И вот времена, говорят, изменились. Вывели на сцену священников, повесили иконы, нарисовали купола, водрузили кресты, объявили, что «Бог есть» и указали перстом — это герой верующий. Только преодолели ли при этом атеизм — вот в чем главный вопрос. Ибо кто же не согласится, что изживание безверия, безбожного понимания творчества Лескова и других русских писателей — задача верная, необходимая, которую можно было бы назвать «самоосмыслением в позитивном контексте». Общая эта цель, определяемая необходимостью восстановить утраченное и запрещенное, — цель преодоления атеизма не могла быть вне поля зрения всякого режиссера, обращающегося к «Соборянам» Лескова. О ней просто нельзя не знать, нельзя не думать, пройти мимо и не заметить хотя бы уже потому, что весь роман-хроника писателя строится вокруг старогородской поповки — жизни провинциального священства (из которого театр оставил в спектакле дьякона Ахиллу и благочинного протопопа Савелия Туберозова).
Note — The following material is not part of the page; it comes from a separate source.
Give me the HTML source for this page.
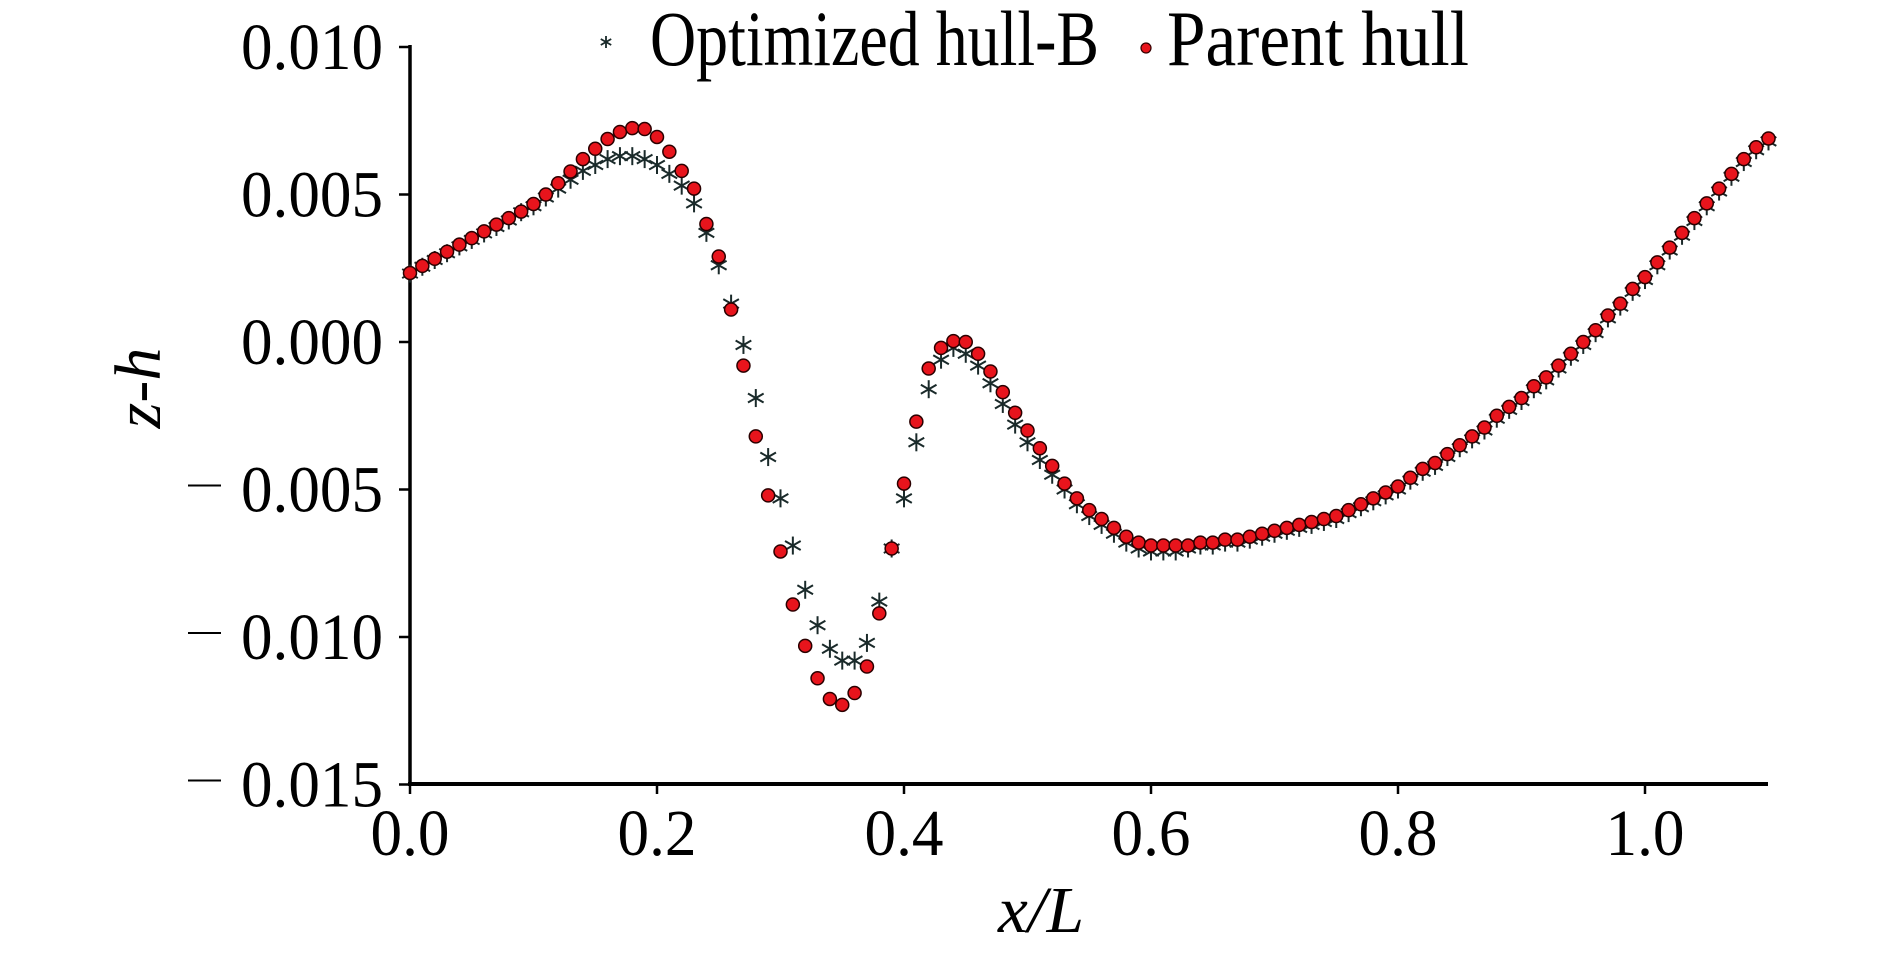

Будем «осторожны и деликатны», — говорит Лесков, — будем «тихо и почтительно» слушать шепот старческих уст священника Туберозова. Дневник его — с одной стороны, и описание течения провинциальной жизни — с другой, держат мир лесковских «Соборян». С нежностью и трепетным благоволением представляет писатель своих героев. Прямой и честный душой протопоп Савелий был, пожалуй, полной противоположностью непомерному своей «увлекательностью» и чрезмерно одаренному природой в голосе и силе дьякону Ахилле. Был бы, коли не теплота их душ, не взаимная сердечная привязанность, согласное и все замиряющее дело служения Господу. Через дневник священника, а значит предельно-искреннее состояние души, узнаем мы о его будничном «самостоянье»: о заглаживании ран раскола на теле народном, о заботе о малых — пастве своей, о семейной благодатной жизни с кроткой и нежной супругой. С ходом повествования нарастает и другая тема — уж очень «ревнив» и «нетерпелив к неверию» был Савелий Туберозов. Начальству это не нравилось. И церковь была при государстве и государство при церкви, но начальство, как от веку ему положено, побаивается таких вот, больно ревностных, не считающихся с тем, что «общественное мнение» уже либеральное; что уже безверие и даже «выходки» против Бога и православия допустимы; что уже свободы умы шатают и жизнь лихо скачет еще по старой дороге, но седоки уже «правят» по-новому. А он, Савелий Туберозов, старого порядка держится, на старый манер понимает, что нравственно и по вере делается, а что по безверию и «дикому просвещению». Встал протопоп у нее, новой смешливой жизни, на пути. Его и откинули. Пострадал за большую свою ревность к вере — лишен благочиния, наложен запрет на служение. Дотянулся до высоты пастырского подвига — за это и прошел муки клеветы и унижений.